To sell the concept to federal officials, the USDA touted savings. Delivering benefits electronically, it said, would cost taxpayers 6 cents per transaction versus 36 cents for paper.

In New Mexico and Minnesota, pilot projects to replace paper benefits systems confirmed electronic delivery could reduce costs. The Agriculture secretary reported that EBT saved 24% of operating costs in New Mexico and 3% in Minnesota. Stores also benefited because processing costs to retailers dropped.

Finally, banks that participated in the pilot witnessed costs plummeting by as much as $5.48 per $1,000 of redeemed benefits. This, coupled with vague estimates that food stamp fraud would be reduced 81% in Minnesota, made it all seem fiscally palatable.

The federal government, with the goal of implementing EBT nationally, sold the concept with a simple approach: States that do not begin to implement EBT will lose federal funds.

The question then became the endgame. The Agriculture Department eventually wants a person receiving food stamp benefits in, say, North Dakota, to be able to buy groceries in Florida. And although there is some logic to the capability-searching for jobs and attending to an ailing relative are trendy arguments-among cynical insiders, irreverent comments persist: "Have you suffered a North Dakota winter?" or "Is Disney World a food stamp retailer now?"

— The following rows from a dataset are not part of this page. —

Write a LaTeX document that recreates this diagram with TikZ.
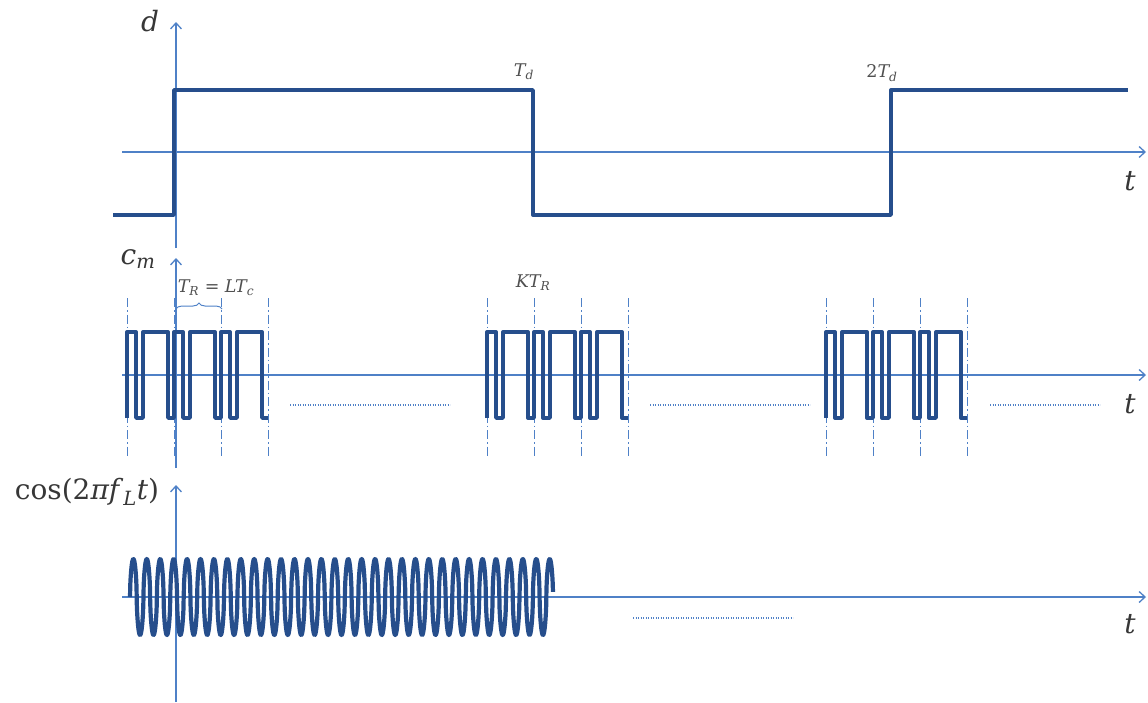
\documentclass[tikz,border=0pt]{standalone}
\usepackage{fontspec}
\newfontfamily\labfont{DejaVu Serif}
\usetikzlibrary{arrows.meta,decorations.pathreplacing}
\definecolor{axisblue}{RGB}{79,129,199}
\definecolor{sigblue}{RGB}{38,78,140}
\definecolor{labgray}{RGB}{55,55,55}
\definecolor{smallgray}{RGB}{80,80,80}
\begin{document}
\begin{tikzpicture}[x=1pt,y=-1pt,
  axis/.style={draw=axisblue,line width=1.3pt,-{Straight Barb[length=6pt,width=11pt]}},
  sig/.style={draw=sigblue,line width=3.4pt,line join=round},
  grid/.style={draw=axisblue,line width=1pt,dash pattern=on 9pt off 3pt on 1.5pt off 3pt},
  dots/.style={draw=axisblue,line width=1.2pt,dash pattern=on 1.2pt off 1.3pt},
  biglab/.style={text=labgray,font=\labfont\fontsize{28}{32}\selectfont,inner sep=0pt},
  smalllab/.style={text=smallgray,font=\labfont\fontsize{17.5}{20}\selectfont,inner sep=0pt}]
\useasboundingbox (0,0) rectangle (1148,702);

% ---------- top panel: d ----------
\coordinate (d0) at (176,248);
\coordinate (d1) at (176,22);
\coordinate (h0) at (122,152);
\coordinate (h1) at (1146,152);
\draw[axis] (d0) -- (d1);
\draw[axis] (h0) -- (h1);
\draw[sig] (113,215) -- (174,215) -- (174,90) -- (533,90) -- (533,215) -- (891,215) -- (891,90) -- (1128,90);
\node[biglab] (dl) at (150,21) {\itshape d};
\node[biglab] (t1) at (1130,181) {\itshape t};
\node[smalllab] (Td) at (524,72) {\itshape T\textsubscript{d}};
\node[smalllab] (Td2) at (882,73) {2\itshape T\textsubscript{d}};

% ---------- middle panel: c_m ----------
\coordinate (c0) at (176,468);
\coordinate (c1) at (176,258);
\coordinate (m0) at (122,375);
\coordinate (m1) at (1146,375);
\draw[axis] (c0) -- (c1);
\draw[axis] (m0) -- (m1);
\node[biglab] (cl) at (138,259) {\itshape c\textsubscript{m}};
\node[biglab] (t2) at (1130,404) {\itshape t};

\foreach \gx in {127,487,826}{
  \foreach \k in {0,47,94,141}{
    \draw[grid] (\gx+\k,298) -- (\gx+\k,458);
  }
  \draw[sig] (\gx,418)
    -- ++(0,-86) -- ++(9,0) -- ++(0,86) -- ++(7,0) -- ++(0,-86) -- ++(25,0) -- ++(0,86) -- ++(6,0)
    -- ++(0,-86) -- ++(9,0) -- ++(0,86) -- ++(7,0) -- ++(0,-86) -- ++(25,0) -- ++(0,86) -- ++(6,0)
    -- ++(0,-86) -- ++(9,0) -- ++(0,86) -- ++(7,0) -- ++(0,-86) -- ++(25,0) -- ++(0,86) -- ++(6,0);
}
\draw[dots] (290,405) -- (450,405);
\draw[dots] (650,405) -- (810,405);
\draw[dots] (990,405) -- (1100,405);

\draw[draw=axisblue,line width=1pt,decorate,decoration={brace,amplitude=6pt}] (176,309) -- (222,309);
\node[smalllab] (TR) at (216,288) {\itshape T\textsubscript{R} = LT\textsubscript{c}};
\node[smalllab] (KTR) at (533,283) {\itshape KT\textsubscript{R}};

% ---------- bottom panel: cos ----------
\coordinate (b0) at (176,702);
\coordinate (b1) at (176,485);
\coordinate (l0) at (122,597);
\coordinate (l1) at (1146,597);
\draw[axis] (b0) -- (b1);
\draw[axis] (l0) -- (l1);
\draw[sig,line width=4.2pt] plot[domain=0:31.5,samples=1300]
  ({130+13.43*\x},{597-38*sin(360*\x)*pow(abs(sin(360*\x))+0.0001,-0.45)});
\draw[dots] (633,618) -- (793,618);
\node[biglab] (cosl) at (87,492) {cos(2\textit{πf}\textsubscript{\textit{L}}\textit{t})};
\node[biglab] (t3) at (1130,624) {\itshape t};
\end{tikzpicture}
\end{document}
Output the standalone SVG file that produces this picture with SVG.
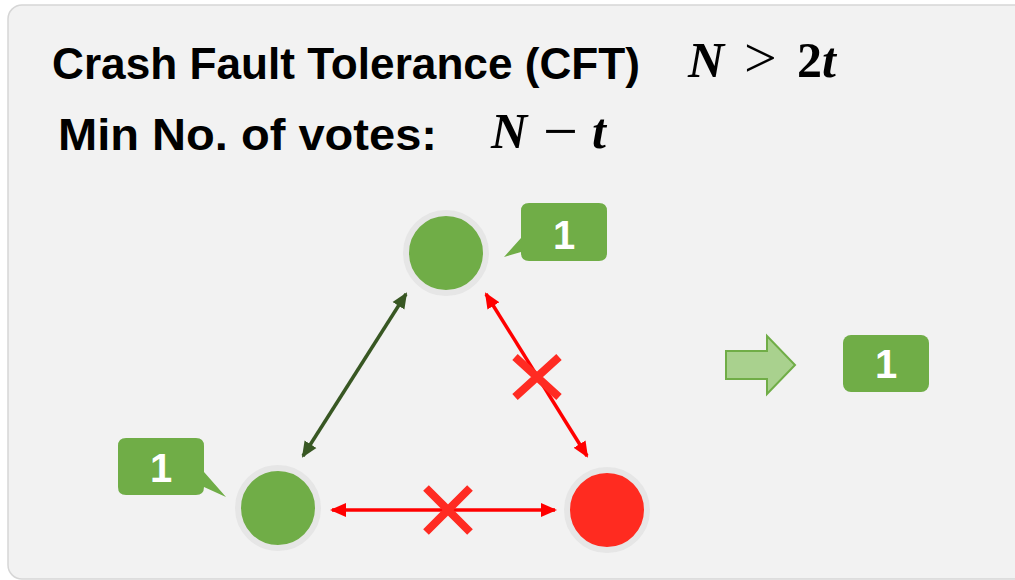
<svg xmlns="http://www.w3.org/2000/svg" width="1015" height="580" viewBox="0 0 1015 580">
<defs>
<style>
.title{font-family:"Liberation Sans",Arial,sans-serif;font-weight:bold;font-size:45px;fill:#000}
.math{font-family:"Liberation Serif","DejaVu Serif",serif;font-size:50px;fill:#000}
.bi{font-weight:bold;font-style:italic}
.num{font-family:"Liberation Sans",Arial,sans-serif;font-weight:bold;font-size:40px;fill:#fff;text-anchor:middle}
.ring{stroke:#e6e6e6;stroke-width:6}
.green{fill:#70ad47}
.cross{stroke:#ff2b22;stroke-width:8;fill:none}
</style>
<marker id="ag" viewBox="0 0 16 16" refX="14" refY="8" markerWidth="16" markerHeight="16" markerUnits="userSpaceOnUse" orient="auto-start-reverse">
<path d="M0,1 L16,8 L0,15 z" fill="#385723"/>
</marker>
<marker id="ar" viewBox="0 0 16 16" refX="14" refY="8" markerWidth="16" markerHeight="16" markerUnits="userSpaceOnUse" orient="auto-start-reverse">
<path d="M0,1 L16,8 L0,15 z" fill="#ff0000"/>
</marker>
</defs>
<rect x="0" y="0" width="1015" height="580" fill="#ffffff"/>
<rect x="8" y="5" width="1030" height="574" rx="14" fill="#f2f2f2" stroke="#d6d6d6" stroke-width="1.5"/>

<g id="title">
<text class="title" x="52" y="79" textLength="588" lengthAdjust="spacingAndGlyphs">Crash Fault Tolerance (CFT)</text>
<text class="math" x="688" y="77"><tspan class="bi">N</tspan><tspan x="744" font-size="58">&gt;</tspan><tspan x="797" font-weight="bold">2</tspan><tspan class="bi">t</tspan></text>
<text class="title" x="58" y="150" textLength="379" lengthAdjust="spacingAndGlyphs">Min No. of votes:</text>
<text class="math" x="491" y="148"><tspan class="bi">N</tspan><tspan x="543" dy="4" font-size="62">−</tspan><tspan x="592" dy="-4" class="bi">t</tspan></text>
</g>

<g id="connectors">
<line x1="406" y1="294" x2="303" y2="456" stroke="#385723" stroke-width="3.5" marker-start="url(#ag)" marker-end="url(#ag)"/>
<line x1="486" y1="294" x2="587" y2="456" stroke="#ff0000" stroke-width="3.5" marker-start="url(#ar)" marker-end="url(#ar)"/>
<line x1="332" y1="510" x2="555" y2="510" stroke="#ff0000" stroke-width="3.5" marker-start="url(#ar)" marker-end="url(#ar)"/>
<path class="cross" d="M515,357 L559,397 M559,357 L515,397"/>
<path class="cross" d="M426,488 L470,532 M470,488 L426,532"/>
</g>

<g id="node-top">
<circle cx="446" cy="253" r="40" class="green ring"/>
</g>
<g id="node-left">
<circle cx="278" cy="508" r="40" class="green ring"/>
</g>
<g id="node-right">
<circle cx="607" cy="510" r="40" fill="#ff2b20" class="ring"/>
</g>

<g id="callout-top">
<path class="green" d="M529,203 H599 Q607,203 607,211 V253 Q607,261 599,261 H529 Q521,261 521,253 V252 L504,257 L521,238 V211 Q521,203 529,203 Z"/>
<text class="num" x="564" y="249">1</text>
</g>
<g id="callout-left">
<path class="green" d="M126,438 H196 Q204,438 204,446 V472 L226,497 L204,487 Q204,495 196,495 H126 Q118,495 118,487 V446 Q118,438 126,438 Z"/>
<text class="num" x="161" y="482">1</text>
</g>

<g id="big-arrow">
<path d="M726,351 H767 V336 L795,365 L767,394 V379 H726 Z" fill="#a9d18e" stroke="#70ad47" stroke-width="2"/>
</g>
<g id="result">
<rect x="843" y="335" width="86" height="57" rx="8" class="green"/>
<text class="num" x="886" y="378">1</text>
</g>
</svg>
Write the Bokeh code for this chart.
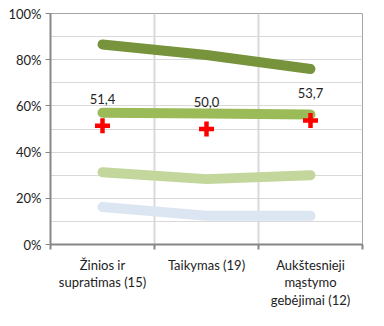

Naysayers aside, the die was cast. The food stamp program would indeed become electronic, and the program, under threat of sanction, would be expanded to all states.

About five years ago, when the notion of a nationwide electronic food stamp program was but a twinkle in the Agriculture Department's eye, initial discussions with state agencies were focused on the most cost- effective means of implementing the national plan.

Two schools of thought quickly emerged. One faction, which included me, proposed enlisting the services of an existing corporate partner, such as MasterCard, Visa, or American Express. States would qualify someone and wire the funds into the client's individual account. Existing laws and procedures would regulate the account, and, using the existing electronic infrastructure, funds would be immediately available nationwide.

Further, other federal-state administered programs such as child support, the WIC (Women, Infants, and Children) supplemental food program, and cash assistance for families could be phased into the account.

To close an account or reduce benefits, states needed simply to adjust the flow of monies to the corporate partner, whose incentive would be account transaction fees, divided equally between program administrative costs and the client.

But this, following Department of Agriculture protocol, emerged as the minority school of thought. Indeed, why employ existing technology when one can reinvent one of the largest wheels in America's public assistance culture? As mandated by the department, the approach that is currently, and painfully, being required involves every state's designing its own stand- alone EBT system.

Once all states have their own programs up and running, the Agriculture Department will connect regional systems so that a client in, say, New Mexico can access his or her account in Louisiana or Oklahoma.

Ultimately, when all the states in Agriculture's seven regions are operating, the department will link the regions, finally providing that client in North Dakota the opportunity to access benefits in Florida.

This method, particularly when contrasted with the relative simplicity of the corporate partner strategy, seems curiously myopic. Following Agriculture's approach, each state will be required to seek new EBT laws from their legislatures; to design, release, and evaluate requests for proposals; to award contracts; and to develop new quality control evaluation procedures.

Will it save the states time and money? Does it promote economy and efficiency in government? Is it really progress? Not really. In the final analysis, this is just another case of federal administrative tangos, of states swaying in passive obedience, and of the obviousness of a solution being exceeded by only the frequency with which it is ignored.